The Occupational Safety and Health Administration (OSHA) recently issued a final rule eliminating the requirement that worksites with 250 or more employees electronically submit certain injury and illness information to the agency. The new OSHA reporting rule is considered a deregulation. Large employers will have to submit information from only one form instead of three.
The new rule will allow OSHA to improve enforcement and compliance-assistance programs, protect workers' privacy and decrease the reporting burden on employers, according to an agency announcement.
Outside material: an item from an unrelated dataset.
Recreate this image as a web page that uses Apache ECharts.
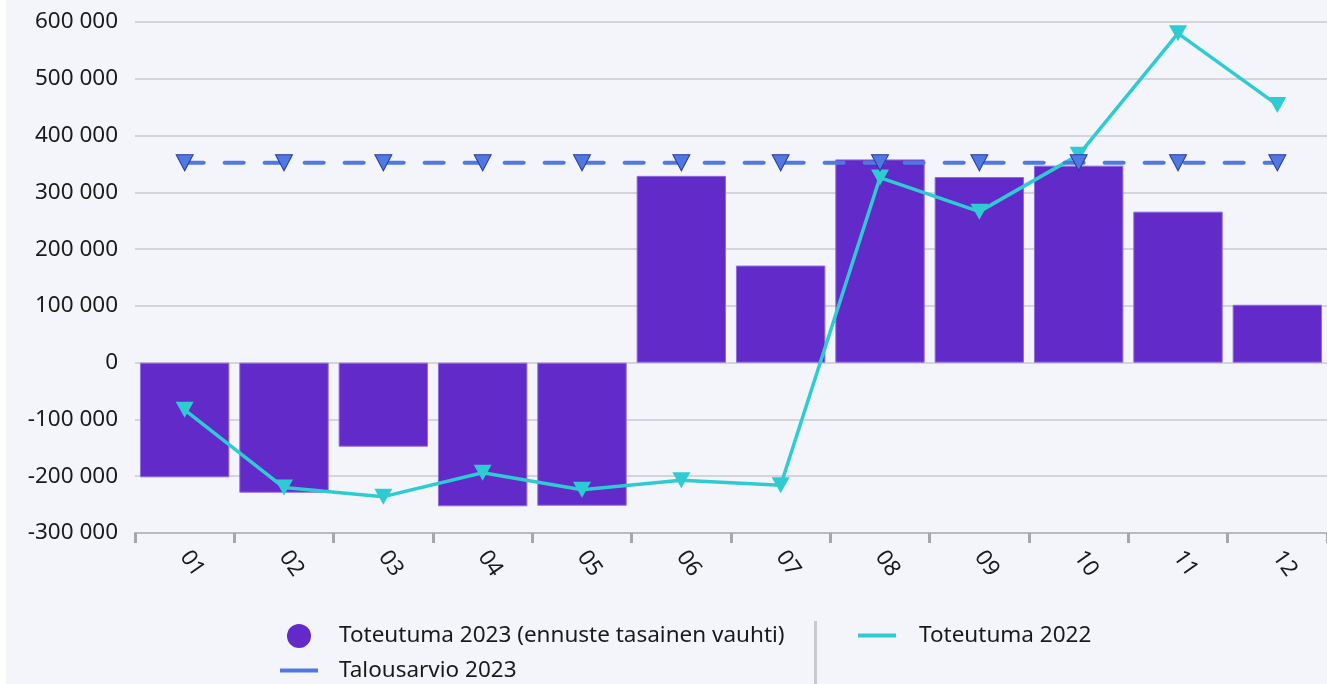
<!DOCTYPE html>
<html>
<head>
<meta charset="utf-8">
<script src="https://cdn.jsdelivr.net/npm/echarts@6/dist/echarts.min.js"></script>
<style>
  html, body { margin: 0; padding: 0; background: #ffffff; }
  #chart { position: absolute; left: 6px; top: 0; width: 1321px; height: 684px; background: #f4f5fa; }
</style>
</head>
<body>
<div id="chart"></div>
<script>
const months = ['01','02','03','04','05','06','07','08','09','10','11','12'];
const toteutuma2023 = [-202000, -229000, -148000, -253000, -252000, 329000, 171000, 358000, 327000, 347000, 266000, 102000];
const toteutuma2022 = [-83000, -220000, -236000, -194000, -224000, -207000, -216000, 326000, 266000, 366000, 580000, 454000];
const talousarvio2023 = [352000, 352000, 352000, 352000, 352000, 352000, 352000, 352000, 352000, 352000, 352000, 352000];
const yTicks = { min: -300000, max: 600000, interval: 100000 };
const names = ['Toteutuma 2023 (ennuste tasainen vauhti)', 'Toteutuma 2022', 'Talousarvio 2023'];

const FONT = 'Noto Sans';
const FS = 22.5;
function fmt(v) {
  const s = Math.abs(v).toString().replace(/\B(?=(\d{3})+(?!\d))/g, ' ');
  return (v < 0 ? '-' : '') + s;
}

const chart = echarts.init(document.getElementById('chart'), null, { renderer: 'canvas' });
chart.setOption({
  backgroundColor: '#f4f5fa',
  animation: false,
  textStyle: { fontFamily: FONT },
  grid: { left: 129, right: 0, top: 22, bottom: 151, containLabel: false },
  xAxis: {
    type: 'category',
    data: months,
    boundaryGap: true,
    axisLine: { onZero: false, lineStyle: { color: '#b9b9be', width: 2 } },
    axisTick: { show: true, alignWithLabel: false, length: 10, lineStyle: { color: '#a6a6ab', width: 3 } },
    axisLabel: { rotate: -55, color: '#1a1a1a', fontSize: FS, fontFamily: FONT, margin: 20 },
    splitLine: { show: false }
  },
  yAxis: {
    type: 'value',
    min: yTicks.min, max: yTicks.max, interval: yTicks.interval,
    axisLine: { show: false },
    axisTick: { show: false },
    axisLabel: { color: '#1a1a1a', fontSize: FS, fontFamily: FONT, margin: 17, formatter: fmt },
    splitLine: { lineStyle: { color: '#d4d4d9', width: 2 } }
  },
  legend: [
    {
      data: [
        { name: names[0], icon: 'circle', itemStyle: { color: '#612ac9', borderWidth: 0 } },
        { name: names[2], icon: 'path://M0,0H38V4H0Z', itemStyle: { color: '#4f78e2', borderWidth: 0 } }
      ],
      orient: 'vertical',
      left: 274, top: 624,
      padding: 0,
      itemWidth: 38, itemHeight: 24, itemGap: 11,
      textStyle: { fontSize: FS, color: '#1a1a1a', fontFamily: FONT, padding: [4, 0, 0, 16] }
    },
    {
      data: [
        { name: names[1], icon: 'path://M0,0H38V4H0Z', itemStyle: { color: '#2fcbd2', borderWidth: 0 } }
      ],
      orient: 'vertical',
      left: 852, top: 624,
      padding: 0,
      itemWidth: 38, itemHeight: 24, itemGap: 11,
      textStyle: { fontSize: FS, color: '#1a1a1a', fontFamily: FONT, padding: [4, 0, 0, 18] }
    }
  ],
  graphic: [
    { type: 'rect', left: 808, top: 621, shape: { width: 3, height: 70 }, style: { fill: '#c9c9cd' }, silent: true }
  ],
  series: [
    {
      name: names[0],
      type: 'bar',
      data: toteutuma2023,
      barCategoryGap: '10%',
      itemStyle: { color: '#612ac9', borderColor: '#8f6cdc', borderWidth: 1 }
    },
    {
      name: names[1],
      type: 'line',
      data: toteutuma2022,
      symbol: 'triangle', symbolRotate: 180, symbolSize: [18, 16],
      showAllSymbol: true,
      lineStyle: { color: '#2fcbd2', width: 3.5 },
      itemStyle: { color: '#2fcbd2' },
      z: 3
    },
    {
      name: names[2],
      type: 'line',
      data: talousarvio2023,
      symbol: 'triangle', symbolRotate: 180, symbolSize: [17, 16],
      showAllSymbol: true,
      lineStyle: { color: '#4f78e2', width: 4, type: [19, 21], cap: 'round' },
      itemStyle: { color: '#5078e2', borderColor: '#2a3aa0', borderWidth: 1 },
      z: 4
    }
  ]
});
</script>
</body>
</html>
The Improve Tracking of Workplace Injuries and Illnesses rule requires employers covered by OSHA's record-keeping regulations to electronically submit reports to the federal government. Certain establishments with 20 to 249 employees are required to submit only OSHA Form 300A, which is a summary of workplace injuries and illnesses that many employers are required to post in the workplace from Feb. 1 until April 30 of each year.
Larger establishments with 250 or more employees were supposed to begin electronically submitting data from Form 300 (the injury and illness log) and Form 301 (the incident report for each injury or illness), in addition to Form 300A. However, OSHA announced in 2018 that it would not be accepting that information in light of anticipated changes to the rule. The final rule was published Jan. 25 and eliminated the requirement that large employers submit detailed 300 and 301 forms. But they still must submit their Form 300A data. The deadline to submit 2018 information is March 2.
The new rule lessens the reporting requirements, which is good news for employers.
OSHA also amended the record-keeping rule to require covered employers to electronically submit their employer identification number with Form 300A, which will make the data more useful for OSHA and BLS [the Bureau of Labor Statistics] and could reduce duplicative reporting burdens on employers in the future.